Hi,

the performance increase looks nice, but see few comment below please.

"Dr. Arne Babenhauserheide" <[email protected]> writes:

> Hi,
>
> While optimizing an implementation of levenshtein distance, I found that
> (min ...) took up a significant part of the profile (16%), so I tried
> replacing it with a simple implementation in Scheme. That worked out
> surprisingly well (shaved off about 25% of the total runtime) and when I
> benchmarked it directly it turned out to be between 1.5 and 3 times
> faster than the min in numbers.c.

There are few difference in behavior

--8<---------------cut here---------------start------------->8---
scheme@(guile-user)> (min -0.0 0.0)
$8 = -0.0
scheme@(guile-user)> (mins -0.0 0.0)
$9 = 0.0

scheme@(guile-user)> (min (nan) 1)
$15 = +nan.0
scheme@(guile-user)> (mins (nan) 1)
$16 = 1
--8<---------------cut here---------------end--------------->8---

I would also expect `min' to not care about the order of arguments.  The
original implementation does not, but yours does

--8<---------------cut here---------------start------------->8---
scheme@(guile-user)> (min (nan) 1)
$21 = +nan.0
scheme@(guile-user)> (min 1 (nan))
$22 = +nan.0

scheme@(guile-user)> (mins (nan) 1)
$19 = 1
scheme@(guile-user)> (mins 1 (nan))
$20 = +nan.0
--8<---------------cut here---------------end--------------->8---

One last observation is that your version does not preserve exactness of
the arguments, which seems to be a requirement in both R6RS (11.7.4,
Arithmetic operations) and R7RS (6.2.2)

--8<---------------cut here---------------start------------->8---
scheme@(guile-user)> (min +inf.0 1)
$29 = 1.0
scheme@(guile-user)> (mins +inf.0 1)
$30 = 1
--8<---------------cut here---------------end--------------->8---



As for the performance, while your version is a lot faster for integers

--8<---------------cut here---------------start------------->8---
scheme@(guile-user)> (define x (iota #_1_000_000))

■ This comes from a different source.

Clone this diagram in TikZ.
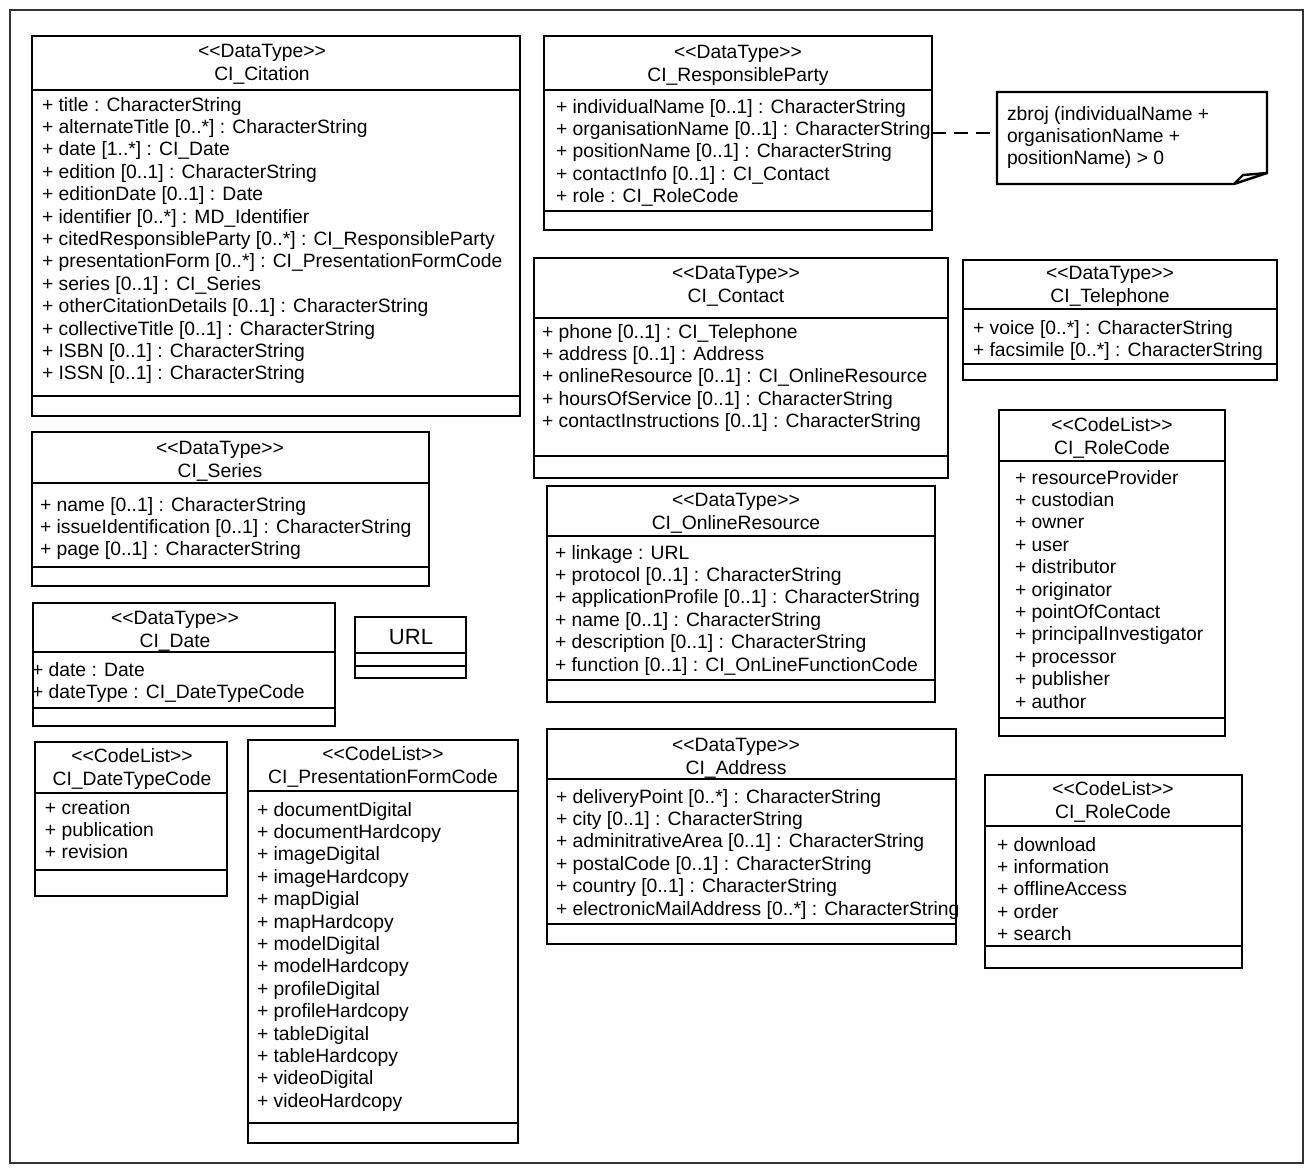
\documentclass[tikz,border=0pt]{standalone}
\usepackage{fontspec}
\setmainfont{Liberation Sans}
\tikzset{
  frame/.style={draw=black!80, line width=1.5pt, inner sep=0pt, outer sep=0pt},
  umlbox/.style={draw=black, line width=2.4pt, inner sep=0pt, outer sep=0pt, fill=white},
  divider/.style={draw=black, line width=2.4pt},
  txt/.style={font=\fontsize{19.3}{22.4}\selectfont, inner sep=0pt, outer sep=0pt, text=black},
  bigtxt/.style={font=\fontsize{22}{26}\selectfont, inner sep=0pt, outer sep=0pt, text=black},
  notebox/.style={draw=black, line width=2.4pt, line join=miter, fill=white},
  link/.style={draw=black, line width=2.4pt, dash pattern=on 14pt off 8pt},
}
% #1 name, #2 L, #3 T, #4 R, #5 B, #6 header divider y, #7 lower divider y
\newcommand\umlcls[7]{%
  \node[umlbox, anchor=north west, minimum width={#4-#2}, minimum height={#5-#3}] (#1) at (#2,#3) {};
  \draw[divider] (#1.west |- 0,#6) -- (#1.east |- 0,#6);
  \draw[divider] (#1.west |- 0,#7) -- (#1.east |- 0,#7);
}
% #1 name, #2 centre x, #3 stereotype baseline, #4 stereotype, #5 class name
\newcommand\umlhead[5]{%
  \node[txt, anchor=base] (#1-st) at (#2,#3) {<\kern0pt<#4>\kern0pt>};
  \node[txt, anchor=base] (#1-nm) at (#2,{#3+23}) {#5};
}
% #1 name, #2 x, #3 first baseline, #4 list
\newcommand\umlattrs[4]{%
  \foreach \t [count=\i from 0] in {#4} {\node[txt, anchor=base west] (#1-a\i) at (#2,{#3+22.4*\i}) {\t};}
}
\begin{document}
\begin{tikzpicture}[x=1pt, y=-1pt]
\useasboundingbox (0,0) rectangle (1310,1171);
\node[frame, anchor=north west, minimum width=1293, minimum height=1153] (frame) at (10,10) {};

% CI_Citation
\umlcls{cit}{32}{36}{520}{416}{90}{396}
\umlhead{cit}{262}{57}{DataType}{CI\_Citation}
\umlattrs{cit}{42}{111}{+ title : CharacterString,
 + alternateTitle [0..*] : CharacterString,
 + date [1..*] : CI\_Date,
 + edition [0..1] : CharacterString,
 + editionDate [0..1] : Date,
 + identifier [0..*] : MD\_Identifier,
 + citedResponsibleParty [0..*] : CI\_ResponsibleParty,
 + presentationForm [0..*] : CI\_PresentationFormCode,
 + series [0..1] : CI\_Series,
 + otherCitationDetails [0..1] : CharacterString,
 + collectiveTitle [0..1] : CharacterString,
 + ISBN [0..1] : CharacterString,
 + ISSN [0..1] : CharacterString}

% CI_ResponsibleParty
\umlcls{rp}{544}{36}{932}{230}{90}{211}
\umlhead{rp}{738}{58}{DataType}{CI\_ResponsibleParty}
\umlattrs{rp}{556}{113}{+ individualName [0..1] : CharacterString,
 + organisationName [0..1] : CharacterString,
 + positionName [0..1] : CharacterString,
 + contactInfo [0..1] : CI\_Contact,
 + role : CI\_RoleCode}

% Note
\node[anchor=north west, minimum width=270, minimum height=92, inner sep=0pt, outer sep=0pt] (note) at (997,92) {};
\draw[notebox] (note.north west) -- (note.north east) -- ([yshift=11pt]note.south east) -- ([xshift=-33pt]note.south east) -- (note.south west) -- cycle;
\draw[notebox, fill=none] ([xshift=-33pt]note.south east) -- ([xshift=-24pt,yshift=9pt]note.south east) -- ([yshift=11pt]note.south east);
\umlattrs{note}{1007}{120}{zbroj (individualName +,
 organisationName +,
 positionName) > 0}
\draw[link] (rp.east) -- (rp.east -| note.west);

% CI_Contact
\umlcls{con}{534}{258}{948}{478}{318}{456}
\umlhead{con}{736}{279}{DataType}{CI\_Contact}
\umlattrs{con}{542}{338}{+ phone [0..1] : CI\_Telephone,
 + address [0..1] : Address,
 + onlineResource [0..1] : CI\_OnlineResource,
 + hoursOfService [0..1] : CharacterString,
 + contactInstructions [0..1] : CharacterString}

% CI_Telephone
\umlcls{tel}{963}{260}{1277}{380}{309}{364}
\umlhead{tel}{1110}{279}{DataType}{CI\_Telephone}
\umlattrs{tel}{973}{334}{+ voice [0..*] : CharacterString,
 + facsimile [0..*] : CharacterString}

% CI_RoleCode (1)
\umlcls{roleA}{999}{410}{1225}{736}{461}{718}
\umlhead{roleA}{1112}{431}{CodeList}{CI\_RoleCode}
\umlattrs{roleA}{1015}{484}{+ resourceProvider,
 + custodian,
 + owner,
 + user,
 + distributor,
 + originator,
 + pointOfContact,
 + principalInvestigator,
 + processor,
 + publisher,
 + author}

% CI_Series
\umlcls{ser}{32}{432}{429}{586}{483}{567}
\umlhead{ser}{220}{454}{DataType}{CI\_Series}
\umlattrs{ser}{40}{511}{+ name [0..1] : CharacterString,
 + issueIdentification [0..1] : CharacterString,
 + page [0..1] : CharacterString}

% CI_Date
\umlcls{date}{33}{603}{335}{726}{652}{708}
\umlhead{date}{175}{624}{DataType}{CI\_Date}
\umlattrs{date}{32}{676}{+ date : Date,
 + dateType : CI\_DateTypeCode}

% URL
\umlcls{url}{355}{617}{466}{678}{653}{666}
\node[bigtxt, anchor=base] (url-nm) at (411,644) {URL};

% CI_OnlineResource
\umlcls{olr}{547}{486}{935}{702}{536}{680}
\umlhead{olr}{736}{506}{DataType}{CI\_OnlineResource}
\umlattrs{olr}{555}{559}{+ linkage : URL,
 + protocol [0..1] : CharacterString,
 + applicationProfile [0..1] : CharacterString,
 + name [0..1] : CharacterString,
 + description [0..1] : CharacterString,
 + function [0..1] : CI\_OnLineFunctionCode}

% CI_Address
\umlcls{addr}{547}{729}{956}{944}{779}{924}
\umlhead{addr}{736}{751}{DataType}{CI\_Address}
\umlattrs{addr}{556}{803}{+ deliveryPoint [0..*] : CharacterString,
 + city [0..1] : CharacterString,
 + adminitrativeArea [0..1] : CharacterString,
 + postalCode [0..1] : CharacterString,
 + country [0..1] : CharacterString,
 + electronicMailAddress [0..*] : CharacterString}

% CI_RoleCode (2)
\umlcls{roleB}{985}{775}{1242}{968}{826}{946}
\umlhead{roleB}{1113}{795}{CodeList}{CI\_RoleCode}
\umlattrs{roleB}{997}{851}{+ download,
 + information,
 + offlineAccess,
 + order,
 + search}

% CI_DateTypeCode
\umlcls{dtc}{35}{742}{227}{896}{793}{870}
\umlhead{dtc}{132}{762}{CodeList}{CI\_DateTypeCode}
\umlattrs{dtc}{45}{814}{+ creation,
 + publication,
 + revision}

% CI_PresentationFormCode
\umlcls{pfc}{248}{740}{518}{1143}{791}{1123}
\umlhead{pfc}{383}{760}{CodeList}{CI\_PresentationFormCode}
\umlattrs{pfc}{257}{816}{+ documentDigital,
 + documentHardcopy,
 + imageDigital,
 + imageHardcopy,
 + mapDigial,
 + mapHardcopy,
 + modelDigital,
 + modelHardcopy,
 + profileDigital,
 + profileHardcopy,
 + tableDigital,
 + tableHardcopy,
 + videoDigital,
 + videoHardcopy}
\end{tikzpicture}
\end{document}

scheme@(guile-user)> ,t (let loop ((n 100)) (if (zero? n) (when #f #f) (begin 
(apply min x) (loop (1- n)))))
;; 2.208355s real time, 2.208266s run time.  0.000000s spent in GC.

scheme@(guile-user)> ,t (let loop ((n 100)) (if (zero? n) (when #f #f) (begin 
(apply mins x) (loop (1- n)))))
;; 1.044301s real time, 1.044260s run time.  0.000000s spent in GC.
--8<---------------cut here---------------end--------------->8---

it is at the cost of performance regressions elsewhere

--8<---------------cut here---------------start------------->8---
scheme@(guile-user)> (define x (map (cut / <> 3) (iota #_1_000_000)))

scheme@(guile-user)> ,t (let loop ((n 100)) (if (zero? n) (when #f #f) (begin 
(apply min x) (loop (1- n)))))
;; 2.720850s real time, 2.720736s run time.  0.000000s spent in GC.

scheme@(guile-user)> ,t (let loop ((n 100)) (if (zero? n) (when #f #f) (begin 
(apply mins x) (loop (1- n)))))
;; 3.476514s real time, 3.476266s run time.  0.000000s spent in GC.

scheme@(guile-user)> (define x (map (cut + <> 0.1) (iota #_1_000_000)))

scheme@(guile-user)> ,t (let loop ((n 100)) (if (zero? n) (when #f #f) (begin 
(apply min x) (loop (1- n)))))
;; 2.144861s real time, 2.144699s run time.  0.000000s spent in GC.

scheme@(guile-user)> ,t (let loop ((n 100)) (if (zero? n) (when #f #f) (begin 
(apply mins x) (loop (1- n)))))
;; 2.719851s real time, 2.719682s run time.  0.000000s spent in GC.
--8<---------------cut here---------------end--------------->8---

Please correct me if I have messed up somewhere in the above text.

Tomas

-- 
There are only two hard things in Computer Science:
cache invalidation, naming things and off-by-one errors.